Dirty Money In The Balkans
The Western Balkans face significant challenges in combating money laundering and illicit financial flows (IFFs), exacerbated by vulnerabilities within financial institutions. A November 2024 report by the Global Initiative Against Transnational Organized Crime (GI-TOC) highlights the exploitation of the region’s financial systems, from banks to cryptocurrency services, for laundering illicit money generated by organized crime and corruption.
A Region Plagued By Cash-Based Economies And Corruption
The Western Balkans’ reliance on cash transactions and the prevalence of informal economies create fertile ground for financial crimes. Despite adopting international anti-money laundering (AML) standards, the region struggles with weak regulatory oversight and limited enforcement. Organized crime networks operating in Europe and Latin America exploit these vulnerabilities, using sophisticated schemes to launder proceeds through banking systems, cryptocurrency exchanges, and real estate investments.

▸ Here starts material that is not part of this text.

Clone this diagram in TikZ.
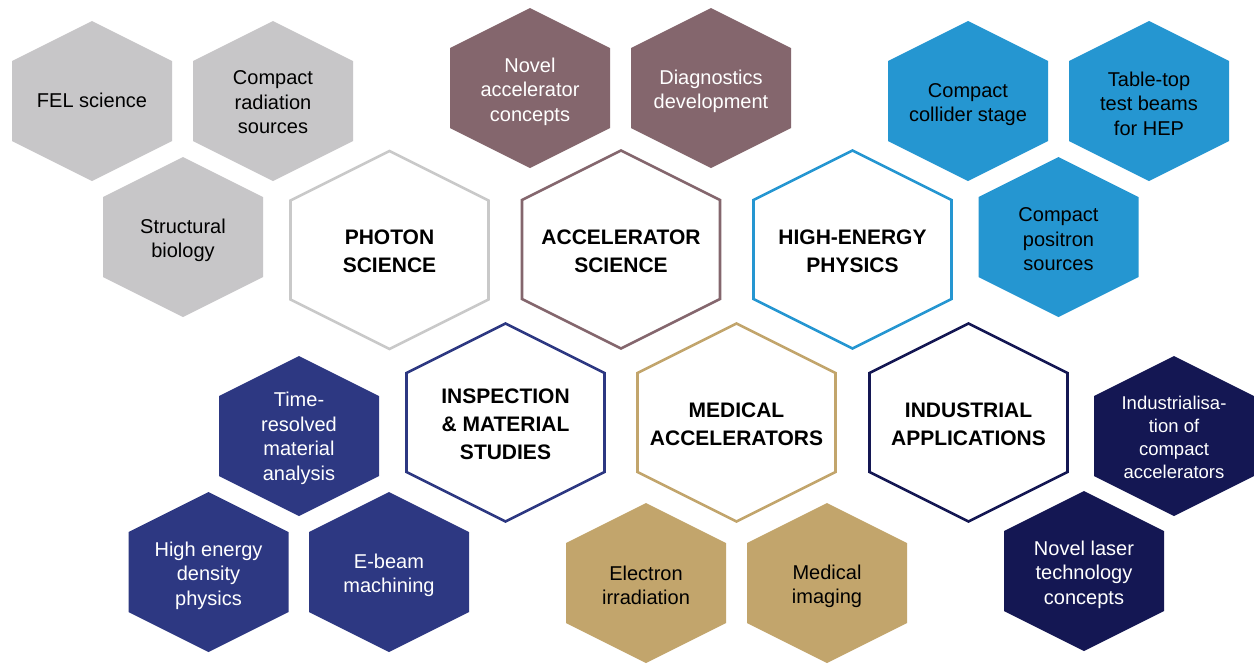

Banks As Gatekeepers And Vulnerabilities
Banks dominate the financial landscape in the Balkans, holding over 80% of financial assets. Although they have stricter AML controls compared to other institutions, they remain highly susceptible to the placement, layering, and integration stages of money laundering. Methods include smurfing (dividing large sums into smaller deposits), using shell companies, and engaging in real estate transactions.
In some cases, banks and their officials have been complicit in laundering activities. For instance, in Albania, €50 million in assets linked to a money laundering scheme was seized in 2024. Similarly, Eurostandard Bank in North Macedonia collapsed amid allegations of internal laundering schemes involving €110 million.
Cryptocurrencies: A Growing Concern
Cryptocurrency services present a unique challenge. The anonymity they provide, coupled with insufficient regulation, has turned virtual assets into a tool for laundering money from drug trafficking, fraud, and organized crime. Montenegro, for example, has seen a rise in cryptocurrency-facilitated real estate purchases, bypassing traditional checks on the origins of funds.
While Albania, Serbia, and Bosnia and Herzegovina have started regulating virtual asset service providers (VASPs), significant gaps remain in enforcement. Criminal groups also exploit decentralized finance systems, making it harder for authorities to track and intercept illicit flows.
Challenges Beyond Banks: Other Financial Institutions At Risk
Other financial entities such as foreign exchange offices, microfinance institutions, and fast money transfer services are equally vulnerable. Their cash-heavy operations and limited customer verification processes make them prime targets for laundering smaller amounts. In Kosovo, money transfer services are frequently misused by organized crime networks, often involving fake identification and minimal regulatory scrutiny.
Recommendations For Strengthening Financial Defenses
The GI-TOC report calls for a multifaceted approach to combat illicit finance effectively:
1. Enhanced Regulation and Oversight: Governments must strengthen regulations across all financial institutions, including cryptocurrency platforms.
2. Training and Resources: Increased training for AML compliance officers and investment in advanced monitoring technologies are crucial.
3. Unified Databases: A centralized and up-to-date register for politically exposed persons (PEPs) and beneficial ownership information is essential to close loopholes.
4. International Cooperation: The region must deepen collaboration with international entities to share intelligence and best practices in AML efforts.
The Way Forward
The Western Balkans’ financial institutions are both a conduit and a battleground in the fight against illicit finance. Closing regulatory gaps, enhancing enforcement mechanisms, and fostering international cooperation are vital to safeguarding the integrity of the region’s financial systems. Without swift and coordinated action, the Balkans risk becoming an even more attractive hub for global money laundering networks.